» WHAT THE TASK REQUIRES:
Your task is to reproduce word for word the lines running from the line containing "Recreate this image" to the line containing "const yTicks = [0, 50, 100, 150, 200, 250];", inclusive. Nothing else belongs in the answer.

[Records with drawing code]
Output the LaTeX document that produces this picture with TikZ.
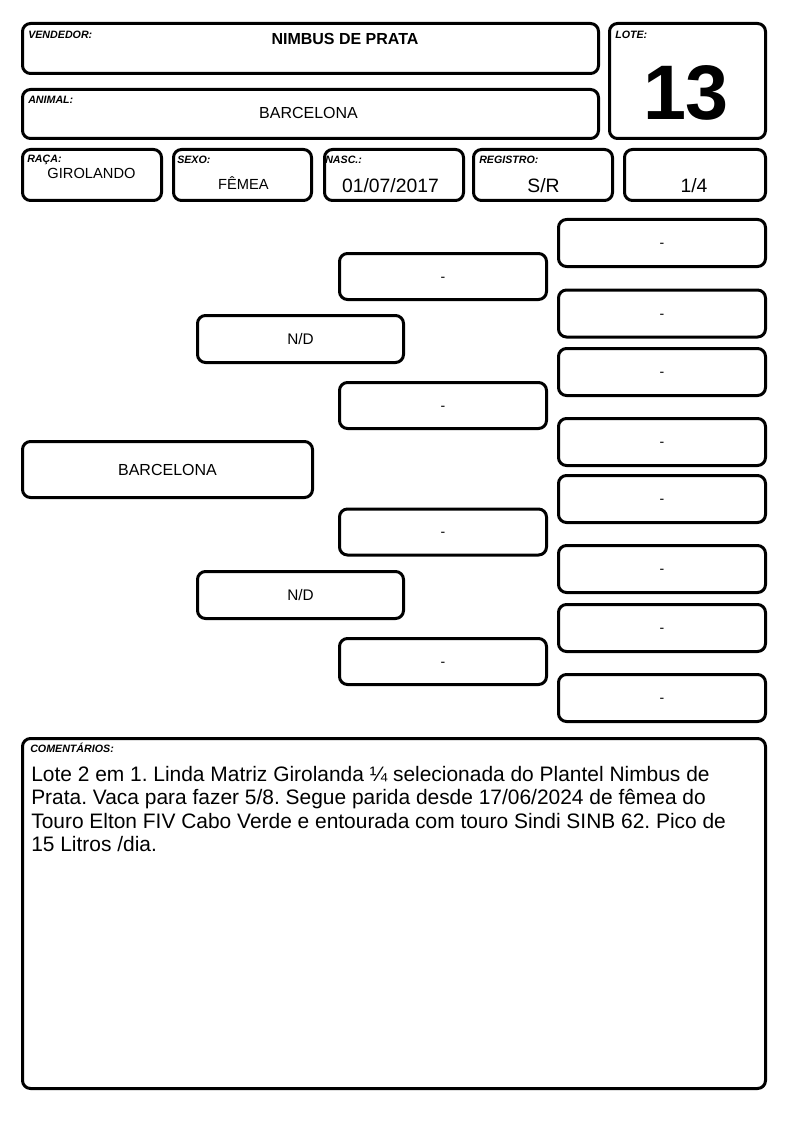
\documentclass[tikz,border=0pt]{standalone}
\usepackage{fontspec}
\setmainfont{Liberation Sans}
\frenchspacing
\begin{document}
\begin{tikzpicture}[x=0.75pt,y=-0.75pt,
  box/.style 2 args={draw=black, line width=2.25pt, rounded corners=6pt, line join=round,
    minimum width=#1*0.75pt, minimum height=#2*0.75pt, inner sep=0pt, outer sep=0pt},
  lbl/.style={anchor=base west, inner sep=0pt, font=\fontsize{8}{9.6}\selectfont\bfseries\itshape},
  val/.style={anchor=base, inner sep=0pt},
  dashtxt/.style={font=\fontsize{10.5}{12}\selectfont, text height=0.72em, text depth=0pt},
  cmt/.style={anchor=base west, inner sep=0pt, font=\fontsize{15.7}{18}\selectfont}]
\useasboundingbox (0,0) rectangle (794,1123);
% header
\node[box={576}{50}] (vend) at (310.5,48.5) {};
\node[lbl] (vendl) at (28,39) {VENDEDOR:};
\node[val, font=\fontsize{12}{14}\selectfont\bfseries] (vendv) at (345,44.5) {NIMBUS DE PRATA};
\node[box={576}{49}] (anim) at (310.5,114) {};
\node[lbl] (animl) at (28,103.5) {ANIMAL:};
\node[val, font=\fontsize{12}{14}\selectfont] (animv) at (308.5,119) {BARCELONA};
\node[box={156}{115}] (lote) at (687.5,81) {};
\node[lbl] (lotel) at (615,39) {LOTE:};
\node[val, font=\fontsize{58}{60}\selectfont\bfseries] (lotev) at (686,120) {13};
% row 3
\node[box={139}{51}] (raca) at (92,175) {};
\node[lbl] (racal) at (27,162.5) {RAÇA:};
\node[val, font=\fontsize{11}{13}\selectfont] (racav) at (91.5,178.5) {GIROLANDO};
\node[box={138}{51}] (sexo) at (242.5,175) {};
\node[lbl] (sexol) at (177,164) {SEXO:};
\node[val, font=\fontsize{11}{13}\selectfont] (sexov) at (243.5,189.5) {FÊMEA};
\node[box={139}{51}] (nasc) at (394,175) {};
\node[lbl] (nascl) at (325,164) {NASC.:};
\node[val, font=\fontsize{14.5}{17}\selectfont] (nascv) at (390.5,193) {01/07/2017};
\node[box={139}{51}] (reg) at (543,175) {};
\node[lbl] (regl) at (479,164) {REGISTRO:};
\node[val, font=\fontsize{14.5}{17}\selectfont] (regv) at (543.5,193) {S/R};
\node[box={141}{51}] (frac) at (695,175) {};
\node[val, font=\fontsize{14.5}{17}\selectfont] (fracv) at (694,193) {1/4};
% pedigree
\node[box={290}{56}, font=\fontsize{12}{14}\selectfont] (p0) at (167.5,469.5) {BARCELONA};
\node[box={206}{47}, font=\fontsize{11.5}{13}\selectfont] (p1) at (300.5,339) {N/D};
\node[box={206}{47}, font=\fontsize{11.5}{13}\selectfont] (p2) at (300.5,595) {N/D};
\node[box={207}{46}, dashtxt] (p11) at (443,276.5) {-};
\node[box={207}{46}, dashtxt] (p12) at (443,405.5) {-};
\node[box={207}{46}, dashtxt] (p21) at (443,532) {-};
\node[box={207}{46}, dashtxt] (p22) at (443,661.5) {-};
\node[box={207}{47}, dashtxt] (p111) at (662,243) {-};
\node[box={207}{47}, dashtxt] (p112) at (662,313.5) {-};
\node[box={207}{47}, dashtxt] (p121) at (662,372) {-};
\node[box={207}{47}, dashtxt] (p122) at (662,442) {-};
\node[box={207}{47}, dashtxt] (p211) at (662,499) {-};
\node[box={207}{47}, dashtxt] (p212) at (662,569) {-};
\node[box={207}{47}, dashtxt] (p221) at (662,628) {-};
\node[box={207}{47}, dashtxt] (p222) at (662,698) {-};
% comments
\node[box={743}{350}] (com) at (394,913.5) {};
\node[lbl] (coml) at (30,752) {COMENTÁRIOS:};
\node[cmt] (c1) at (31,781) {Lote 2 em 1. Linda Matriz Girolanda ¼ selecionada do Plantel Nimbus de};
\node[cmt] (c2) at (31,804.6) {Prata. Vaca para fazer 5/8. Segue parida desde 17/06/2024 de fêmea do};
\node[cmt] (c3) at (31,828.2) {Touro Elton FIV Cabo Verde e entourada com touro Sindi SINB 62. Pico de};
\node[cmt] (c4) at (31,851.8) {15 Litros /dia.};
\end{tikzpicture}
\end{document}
* * *
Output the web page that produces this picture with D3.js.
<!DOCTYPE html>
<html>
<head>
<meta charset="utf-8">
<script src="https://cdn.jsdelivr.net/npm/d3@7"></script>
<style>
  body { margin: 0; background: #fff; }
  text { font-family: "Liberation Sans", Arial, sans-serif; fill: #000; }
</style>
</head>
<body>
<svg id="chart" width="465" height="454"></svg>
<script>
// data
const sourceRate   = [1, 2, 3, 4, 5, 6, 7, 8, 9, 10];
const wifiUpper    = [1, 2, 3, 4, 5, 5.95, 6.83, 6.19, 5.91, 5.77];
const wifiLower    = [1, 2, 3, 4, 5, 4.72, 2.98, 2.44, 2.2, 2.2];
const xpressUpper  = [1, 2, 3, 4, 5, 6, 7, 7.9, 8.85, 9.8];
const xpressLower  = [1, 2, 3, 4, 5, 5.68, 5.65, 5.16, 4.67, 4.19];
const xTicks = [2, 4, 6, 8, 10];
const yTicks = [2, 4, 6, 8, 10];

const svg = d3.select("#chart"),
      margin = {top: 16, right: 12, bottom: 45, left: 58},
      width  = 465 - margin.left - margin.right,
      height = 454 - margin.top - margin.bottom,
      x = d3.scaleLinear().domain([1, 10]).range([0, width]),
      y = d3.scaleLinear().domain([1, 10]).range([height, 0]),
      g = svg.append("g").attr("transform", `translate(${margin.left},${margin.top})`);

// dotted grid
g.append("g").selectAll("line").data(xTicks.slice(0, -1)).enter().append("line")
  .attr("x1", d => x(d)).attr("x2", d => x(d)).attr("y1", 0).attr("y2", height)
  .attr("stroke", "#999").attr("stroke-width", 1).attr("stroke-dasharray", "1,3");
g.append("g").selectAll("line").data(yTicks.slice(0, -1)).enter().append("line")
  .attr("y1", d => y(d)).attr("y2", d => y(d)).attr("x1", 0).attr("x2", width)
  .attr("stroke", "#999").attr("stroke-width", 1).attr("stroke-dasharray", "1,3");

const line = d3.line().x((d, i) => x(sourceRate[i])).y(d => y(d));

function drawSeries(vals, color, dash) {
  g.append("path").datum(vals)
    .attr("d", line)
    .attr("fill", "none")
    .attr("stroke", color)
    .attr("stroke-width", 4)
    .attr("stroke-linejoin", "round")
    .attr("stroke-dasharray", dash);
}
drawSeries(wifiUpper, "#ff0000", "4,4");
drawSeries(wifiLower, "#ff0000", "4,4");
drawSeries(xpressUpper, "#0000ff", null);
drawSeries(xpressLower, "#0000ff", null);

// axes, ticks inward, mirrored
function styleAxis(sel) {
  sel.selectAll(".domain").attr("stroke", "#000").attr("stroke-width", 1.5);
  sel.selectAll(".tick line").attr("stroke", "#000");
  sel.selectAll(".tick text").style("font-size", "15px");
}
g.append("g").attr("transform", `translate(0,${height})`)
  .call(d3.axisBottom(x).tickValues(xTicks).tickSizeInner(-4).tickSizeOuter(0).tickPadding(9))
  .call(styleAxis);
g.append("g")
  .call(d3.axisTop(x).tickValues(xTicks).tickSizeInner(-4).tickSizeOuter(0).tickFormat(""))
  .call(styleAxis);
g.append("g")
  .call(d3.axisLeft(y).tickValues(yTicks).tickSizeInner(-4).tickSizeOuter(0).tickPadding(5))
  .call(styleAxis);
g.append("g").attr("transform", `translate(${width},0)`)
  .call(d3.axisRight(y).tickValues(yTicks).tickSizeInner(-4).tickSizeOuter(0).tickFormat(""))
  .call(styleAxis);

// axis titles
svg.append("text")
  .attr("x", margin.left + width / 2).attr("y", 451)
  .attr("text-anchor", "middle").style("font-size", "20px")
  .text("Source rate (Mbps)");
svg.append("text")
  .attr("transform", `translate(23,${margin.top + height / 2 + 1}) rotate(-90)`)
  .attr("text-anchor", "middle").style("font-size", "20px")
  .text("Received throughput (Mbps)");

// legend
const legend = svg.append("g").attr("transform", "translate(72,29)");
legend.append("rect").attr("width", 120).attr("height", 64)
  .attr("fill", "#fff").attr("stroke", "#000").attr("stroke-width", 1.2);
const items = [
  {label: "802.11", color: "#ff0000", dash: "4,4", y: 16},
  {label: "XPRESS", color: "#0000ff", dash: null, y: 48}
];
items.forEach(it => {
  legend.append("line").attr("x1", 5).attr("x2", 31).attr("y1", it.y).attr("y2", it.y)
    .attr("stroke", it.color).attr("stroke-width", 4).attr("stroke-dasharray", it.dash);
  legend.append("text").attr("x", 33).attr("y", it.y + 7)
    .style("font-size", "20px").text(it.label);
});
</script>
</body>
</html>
* * *
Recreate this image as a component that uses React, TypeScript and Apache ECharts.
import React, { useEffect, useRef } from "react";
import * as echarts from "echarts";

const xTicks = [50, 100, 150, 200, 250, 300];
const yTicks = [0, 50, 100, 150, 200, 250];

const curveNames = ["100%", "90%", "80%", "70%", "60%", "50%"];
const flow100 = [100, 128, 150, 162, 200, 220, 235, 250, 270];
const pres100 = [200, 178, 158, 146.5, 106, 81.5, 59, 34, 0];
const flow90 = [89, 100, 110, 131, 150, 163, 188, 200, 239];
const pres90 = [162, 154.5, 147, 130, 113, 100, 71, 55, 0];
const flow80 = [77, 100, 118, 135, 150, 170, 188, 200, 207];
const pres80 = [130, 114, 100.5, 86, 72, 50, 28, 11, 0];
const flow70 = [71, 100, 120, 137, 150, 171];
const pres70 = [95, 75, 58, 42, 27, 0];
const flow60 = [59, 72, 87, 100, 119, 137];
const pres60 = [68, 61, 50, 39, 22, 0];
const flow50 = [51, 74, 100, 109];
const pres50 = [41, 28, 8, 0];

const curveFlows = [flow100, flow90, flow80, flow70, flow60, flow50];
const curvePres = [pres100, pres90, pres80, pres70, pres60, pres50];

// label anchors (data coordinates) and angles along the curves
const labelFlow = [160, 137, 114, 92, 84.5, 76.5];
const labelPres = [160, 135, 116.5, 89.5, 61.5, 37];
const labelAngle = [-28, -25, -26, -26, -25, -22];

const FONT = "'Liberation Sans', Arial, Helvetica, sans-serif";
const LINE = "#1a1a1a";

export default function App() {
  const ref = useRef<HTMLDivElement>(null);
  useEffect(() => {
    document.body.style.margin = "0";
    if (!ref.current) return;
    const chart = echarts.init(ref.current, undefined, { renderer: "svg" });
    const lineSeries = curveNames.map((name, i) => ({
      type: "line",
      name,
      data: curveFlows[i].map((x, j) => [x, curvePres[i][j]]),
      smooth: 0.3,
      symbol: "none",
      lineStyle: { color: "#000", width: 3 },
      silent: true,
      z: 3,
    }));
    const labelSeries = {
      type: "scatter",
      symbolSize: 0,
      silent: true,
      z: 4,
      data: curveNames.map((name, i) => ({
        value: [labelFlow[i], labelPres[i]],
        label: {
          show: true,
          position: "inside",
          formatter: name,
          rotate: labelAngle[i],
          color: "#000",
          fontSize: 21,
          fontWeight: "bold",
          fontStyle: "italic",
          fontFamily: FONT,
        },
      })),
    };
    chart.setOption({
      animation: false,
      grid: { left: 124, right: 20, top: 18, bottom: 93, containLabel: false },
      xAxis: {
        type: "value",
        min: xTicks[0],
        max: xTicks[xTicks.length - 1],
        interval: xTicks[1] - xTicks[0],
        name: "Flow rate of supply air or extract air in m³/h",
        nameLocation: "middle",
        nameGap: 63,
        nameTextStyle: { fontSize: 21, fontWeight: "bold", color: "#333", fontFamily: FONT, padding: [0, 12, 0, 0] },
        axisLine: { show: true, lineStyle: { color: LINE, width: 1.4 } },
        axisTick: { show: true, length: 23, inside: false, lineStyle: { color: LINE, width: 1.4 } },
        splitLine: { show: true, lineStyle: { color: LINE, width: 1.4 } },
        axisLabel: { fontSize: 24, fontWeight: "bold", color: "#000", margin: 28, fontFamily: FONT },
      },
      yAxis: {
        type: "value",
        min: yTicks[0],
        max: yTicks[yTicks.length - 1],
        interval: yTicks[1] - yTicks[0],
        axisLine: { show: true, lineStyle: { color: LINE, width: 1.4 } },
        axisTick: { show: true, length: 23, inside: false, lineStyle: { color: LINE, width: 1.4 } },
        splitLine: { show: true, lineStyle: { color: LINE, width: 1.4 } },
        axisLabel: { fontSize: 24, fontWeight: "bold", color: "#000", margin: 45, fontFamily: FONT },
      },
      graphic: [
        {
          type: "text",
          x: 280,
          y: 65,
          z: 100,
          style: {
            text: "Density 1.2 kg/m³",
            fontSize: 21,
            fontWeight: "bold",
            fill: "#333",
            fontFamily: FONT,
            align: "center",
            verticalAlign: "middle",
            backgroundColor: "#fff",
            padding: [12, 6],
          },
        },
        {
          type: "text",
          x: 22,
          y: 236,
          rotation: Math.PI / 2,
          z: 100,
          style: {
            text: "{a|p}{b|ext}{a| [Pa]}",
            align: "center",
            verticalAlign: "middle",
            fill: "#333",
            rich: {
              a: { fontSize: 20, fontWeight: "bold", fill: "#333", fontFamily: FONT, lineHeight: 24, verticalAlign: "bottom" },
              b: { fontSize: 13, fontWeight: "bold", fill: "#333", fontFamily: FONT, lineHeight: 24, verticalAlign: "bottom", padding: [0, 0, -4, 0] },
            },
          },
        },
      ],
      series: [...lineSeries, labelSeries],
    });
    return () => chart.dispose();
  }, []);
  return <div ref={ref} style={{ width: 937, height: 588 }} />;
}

» SOLUTION FOR THIS TASK:
Recreate this image as a component that uses React, TypeScript and Apache ECharts.
import React, { useEffect, useRef } from "react";
import * as echarts from "echarts";

const xTicks = [50, 100, 150, 200, 250, 300];
const yTicks = [0, 50, 100, 150, 200, 250];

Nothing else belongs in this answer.